Il tempo passerà, e un giorno ci potremo raccontare che in Libia fu scatenata una guerra che nuoceva agli interessi dell’Italia e favoriva quelli della Francia e della Gran Bretagna. E lo dico da europeista e atlantista di lungo corso. Ora noi, in Mali, diamo sostegno logistico a quale politica? Chi ha discusso con noi obiettivi e strategie? Chi ci ha rassicurati sui nostri interessi indisponibili? Non lo sapremo mai, ammesso che ci siano delle risposte, perché il Parlamento ha perso il ruolo di cuore del sistema democratico, divenendo solo la sommatoria dei seggi da eleggere. In questa triste stagione di decadenza politica e istituzionale.

E’ vero, Leon Panetta, segretario alla difesa statunitense, è venuto a dirci che si deve dare una mano ai francesi, che non è una guerra solo loro. Il mio cuore a stelle e strisce osserva, però, che a leggere i giornali francesi non sembra che sia così, visto che i cugini d’oltralpe si sono presi una bella sbandata nazionalista. E, in ogni caso, capisco bene l’interesse Usa, perché in una zona bollente gli europei si espongono per primi e direttamente con le armi in pugno (in volo, per la precisione). Un bel successo, per gli americani. Ma noi abbiamo esposto a qualcuno le condizioni per passare da spettatori a belligeranti?

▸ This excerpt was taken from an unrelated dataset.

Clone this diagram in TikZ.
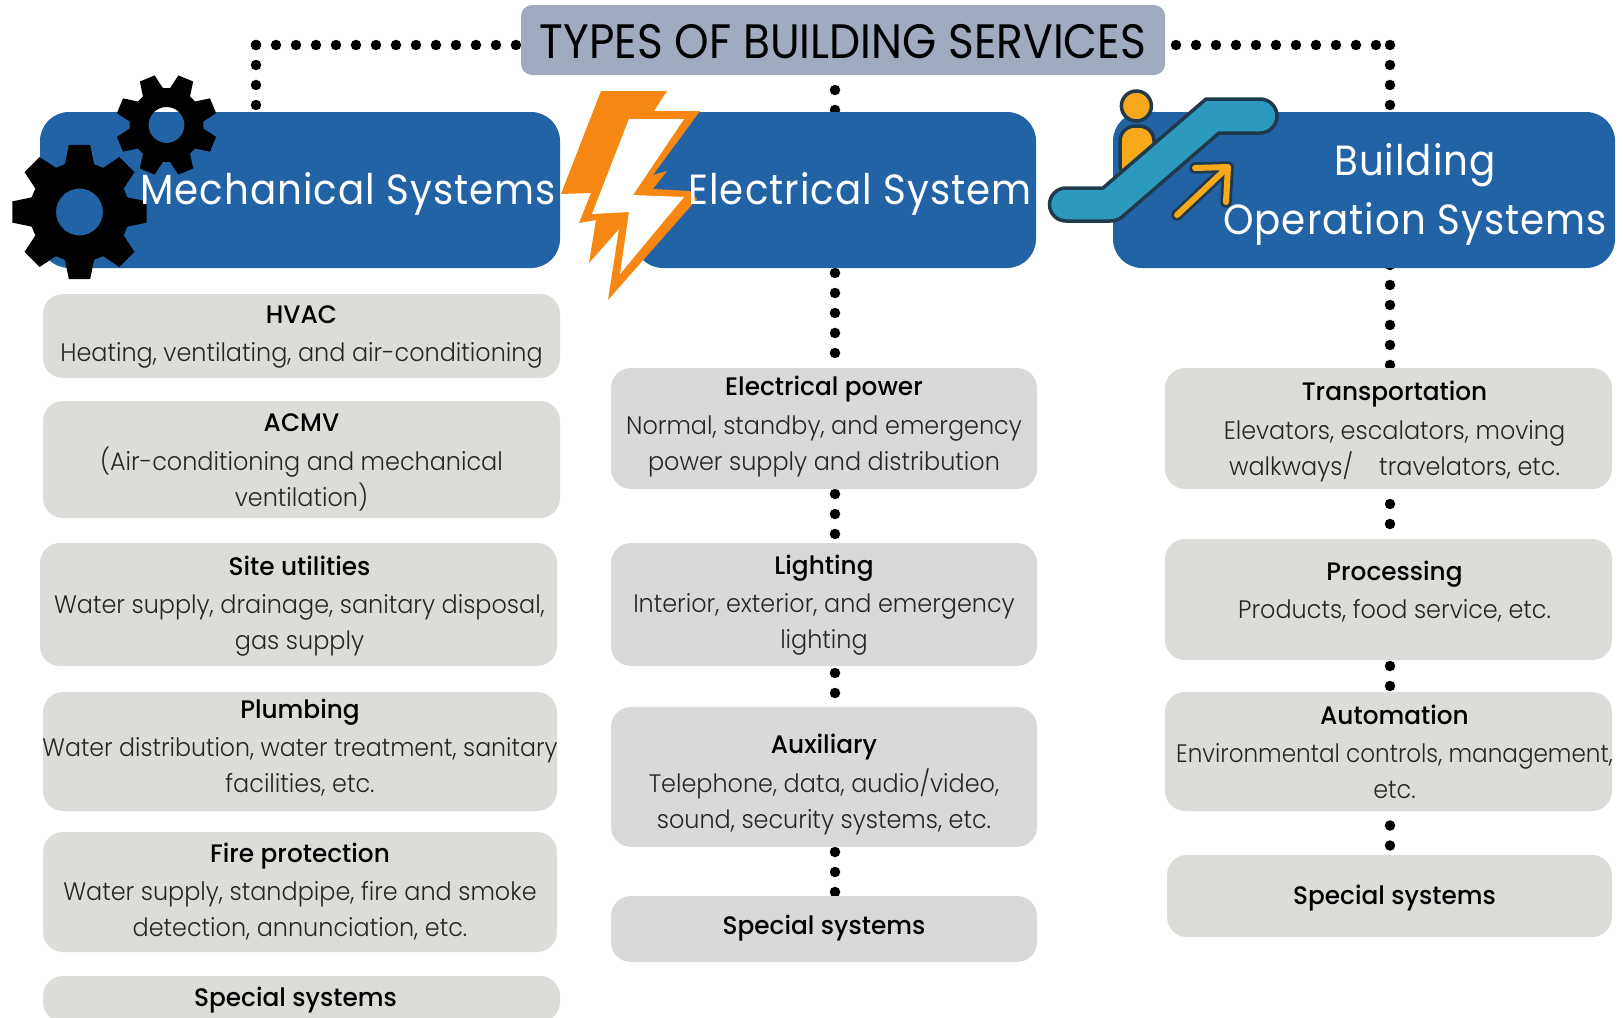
\documentclass[tikz,border=0pt]{standalone}
\usepackage{fontspec}
\setmainfont{Poppins}[UprightFont=* Light,FakeStretch=0.945]
\newfontfamily\hdfont{Poppins}[UprightFont=* Medium,FakeStretch=0.98]
\newfontfamily\headfont{Poppins}[FakeStretch=0.92,LetterSpace=2.4]
\newfontfamily\titlefont{Poppins}[FakeStretch=0.91]
\pgfdeclarelayer{bg}
\pgfsetlayers{bg,main}
\definecolor{hblue}{HTML}{2263A5}
\definecolor{titlegrey}{HTML}{A0ABC0}
\definecolor{itemgrey}{HTML}{DDDCD9}
\definecolor{itemgreyb}{HTML}{D9D9D9}
\definecolor{boltor}{HTML}{F68712}
\definecolor{escblue}{HTML}{2C9ABF}
\definecolor{escline}{HTML}{1F3A4D}
\definecolor{escor}{HTML}{F5A91B}
\tikzset{
  x=0.02cm,y=-0.02cm,
  dotline/.style={line width=0.21cm,line cap=round,dash pattern=on 0pt off 0.4cm,dash phase=#1},
  dotline/.default=0mm,
  boxbase/.style={inner sep=0pt,outer sep=0pt,align=center,rounded corners=#1},
  itembox/.style={boxbase=0.4cm,fill=itemgrey},
  itemboxb/.style={itembox,fill=itemgreyb},
  itemtext/.style={inner sep=0pt,align=center,font=\fontsize{14.4}{20.5}\selectfont,text=black!85},
  headbox/.style={boxbase=0.58cm,fill=hblue},
  headtext/.style={inner sep=0pt,text=white,align=center,font=\headfont\fontsize{24}{32}\selectfont},
}
\newcommand{\hd}[1]{{\hdfont\color{black} #1}}
% name, x1, y1, x2, y2, style, text
\newcommand{\bx}[7]{\node[#6,minimum width={(#4-#2)*0.02cm},minimum height={(#5-#3)*0.02cm}] (#1) at ({(#2+#4)/2},{(#3+#5)/2}) {#7};}
% name, x1, y1, x2, y2, style, dx, dy, text
\newcommand{\bxt}[9]{\bx{#1}{#2}{#3}{#4}{#5}{#6}{}\node[itemtext] (#1t) at ({(#2+#4)/2+#7},{(#3+#5)/2+#8}) {#9};}
% cx, cy, outer radius, inner radius, hole, start angle
\newcommand{\gearshape}[6]{%
  \fill[black,even odd rule] ({#1+#4*cos(#6-17)},{#2-#4*sin(#6-17)})
  \foreach \a in {0,45,...,315}{
    -- ({#1+#3*cos(#6+\a-9)},{#2-#3*sin(#6+\a-9)})
    -- ({#1+#3*cos(#6+\a+9)},{#2-#3*sin(#6+\a+9)})
    -- ({#1+#4*cos(#6+\a+17)},{#2-#4*sin(#6+\a+17)})
    -- ({#1+#4*cos(#6+\a+28)},{#2-#4*sin(#6+\a+28)})
  } -- cycle
  (#1,#2) circle[radius=#5];}
\begin{document}
\begin{tikzpicture}
\useasboundingbox (0,0) rectangle (1624,1018);
\clip (0,0) rectangle (1624,1018);
\coordinate (cl) at (256,45);
\coordinate (cc) at (835,45);
\coordinate (cr) at (1390,45);
\bx{title}{521}{5}{1165}{75}{boxbase=0.22cm,fill=titlegrey,font=\titlefont\fontsize{27.5}{30}\selectfont,text=black}{\raisebox{-10.4pt}[0pt][0pt]{TYPES OF BUILDING SERVICES}}
\bx{mech}{40}{112}{560}{268}{headbox}{}
\bx{elec}{634}{112}{1036}{268}{headbox}{}
\bx{bldg}{1113}{112}{1615}{268}{headbox}{}
\bxt{hvac}{43}{294}{560}{378}{itembox}{0}{1}{\hd{HVAC}\\[1.2pt]Heating, ventilating, and air-conditioning}
\bxt{acmv}{43}{401}{560}{518}{itembox}{0}{3}{\hd{ACMV}\\[1.2pt](Air-conditioning and mechanical\\ventilation)}
\bxt{site}{40}{543}{557}{666}{itembox}{1}{2}{\hd{Site utilities}\\[1.2pt]Water supply, drainage, sanitary disposal,\\gas supply}
\bxt{plumb}{43}{692}{557}{811}{itembox}{0}{-3.5}{\hd{Plumbing}\\[1.2pt]\scalebox{0.99}[1]{Water distribution, water treatment, sanitary}\\facilities, etc.}
\bxt{fire}{43}{832}{557}{952}{itembox}{0}{0}{\hd{Fire protection}\\[1.2pt]Water supply, standpipe, fire and smoke\\detection, annunciation, etc.}
\bxt{specm}{43}{976}{560}{1022}{itembox}{-6}{1}{\hd{Special systems}}
\bxt{epow}{611}{368}{1037}{489}{itemboxb}{0}{-2}{\hd{Electrical power}\\[1.2pt]Normal, standby, and emergency\\power supply and distribution}
\bxt{light}{611}{543}{1037}{666}{itemboxb}{0}{1}{\hd{Lighting}\\[1.2pt]Interior, exterior, and emergency\\lighting}
\bxt{aux}{611}{707}{1037}{847}{itemboxb}{0}{7.5}{\hd{Auxiliary}\\[1.2pt]Telephone, data, audio/video,\\sound, security systems, etc.}
\bxt{spece}{611}{896}{1037}{962}{itemboxb}{0}{-1}{\hd{Special systems}}
\bxt{trans}{1165}{368}{1612}{489}{itembox}{6}{3}{\hd{Transportation}\\[1.2pt]Elevators, escalators, moving\\walkways/\ \ \ \ travelators, etc.}
\bxt{proc}{1165}{539}{1612}{660}{itembox}{6}{-7.5}{\hd{Processing}\\[1.2pt]Products, food service, etc.}
\bxt{autom}{1165}{692}{1612}{811}{itembox}{6}{0}{\hd{Automation}\\[1.2pt]\scalebox{0.966}[1]{Environmental controls, management,}\\etc.}
\bxt{specb}{1167}{855}{1612}{937}{itembox}{5}{2}{\hd{Special systems}}
% connectors, behind the boxes
\begin{pgfonlayer}{bg}
\fill[white] (0,0) rectangle (1624,1018);
\draw[dotline] (cl) -- (title.west |- cl);
\draw[dotline] (cl) -- (mech.north -| cl);
\draw[dotline=1.8mm] (title.east |- cr) -- (cr);
\draw[dotline] (cr) -- (bldg.north -| cr);
\draw[dotline=1mm] (title.south -| cc) -- (elec.north -| cc);
\draw[dotline=3mm] (elec.south -| cc) -- (epow.north -| cc);
\draw[dotline=3mm] (epow.south -| cc) -- (light.north -| cc);
\draw[dotline=2.6mm] (light.south -| cc) -- (aux.north -| cc);
\draw[dotline=3mm] (aux.south -| cc) -- (spece.north -| cc);
\draw[dotline] ([yshift=0.06cm]bldg.south -| cr) -- (trans.north -| cr);
\draw[dotline=1mm] (trans.south -| cr) -- (proc.north -| cr);
\draw[dotline=2.8mm] (proc.south -| cr) -- (autom.north -| cr);
\draw[dotline=1.1mm] (autom.south -| cr) -- (specb.north -| cr);
\end{pgfonlayer}
% gears
\gearshape{79.5}{212}{68}{50}{23.5}{0}
\gearshape{166.5}{125}{51}{37}{18}{22.5}
% bolt
\fill[boltor] (601,91) -- (667,91) -- (654,111) -- (700,111) -- (653,175) -- (667,171) -- (653,189) -- (690,191) -- (697,199) -- (608,300) -- (619,229) -- (589,263) -- (596,220) -- (579,223) -- (591,193) -- (561,194) -- cycle;
\fill[white] (629,119) -- (684,119) -- (633,195) -- (684,197) -- (620,274) -- (629,212) -- (592,214) -- cycle;
% person
\fill[escor,draw=escline,line width=0.07cm] (1136.4,106) circle[radius=15];
\fill[escor,draw=escline,line width=0.07cm,rounded corners=0.3cm] (1120,180) -- (1120,126) -- (1154,126) -- (1154,180) -- cycle;
% escalator
\fill[escblue,draw=escline,line width=0.07cm,line join=round]
  (1066,188) -- (1103,188) -- (1206,99) -- (1260,99) arc[start angle=-90,end angle=90,radius=17]
  -- (1219,133) -- (1122,217) .. controls (1118,220) and (1114,221) .. (1110,221) -- (1066,221)
  arc[start angle=90,end angle=270,radius=16.5] -- cycle;
% arrow
\draw[escline,line width=0.23cm,line cap=round,line join=round] (1177,215) -- (1228,167) (1195,168) -- (1228,167) -- (1226,202);
\draw[escor,line width=0.12cm,line cap=round,line join=round] (1177,215) -- (1228,167) (1195,168) -- (1228,167) -- (1226,202);
% header text
\node[headtext] (tmech) at (348,193.5) {Mechanical Systems};
\node[headtext] (telec) at (860,193.5) {Electrical System};
\node[headtext] (tb1) at (1415,165.5) {Building};
\node[headtext] (tb2) at (1415,223.5) {Operation Systems};
\end{tikzpicture}
\end{document}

Intanto, in India, due militari italiani s’apprestano a essere processati per avere usato le armi. Abbiamo sostenuto che era nostra competenza, gli indiani ci hanno risposto di stare zitti. Avvertimmo che era stato un grave errore ricevere i due marò come fossero due eroi, nel mentre erano in assai anomala e sospetta licenza natalizia, ora è la Repubblica italiana a beccare lo schiaffo e doversi sedere sul banco degli accusati. Comunque vada, è una bruciante sconfitta.

Tutto ciò bussa alla porta, ma nessuno risponde. Sarà bene svegliarsi, prima che ce la buttino giù.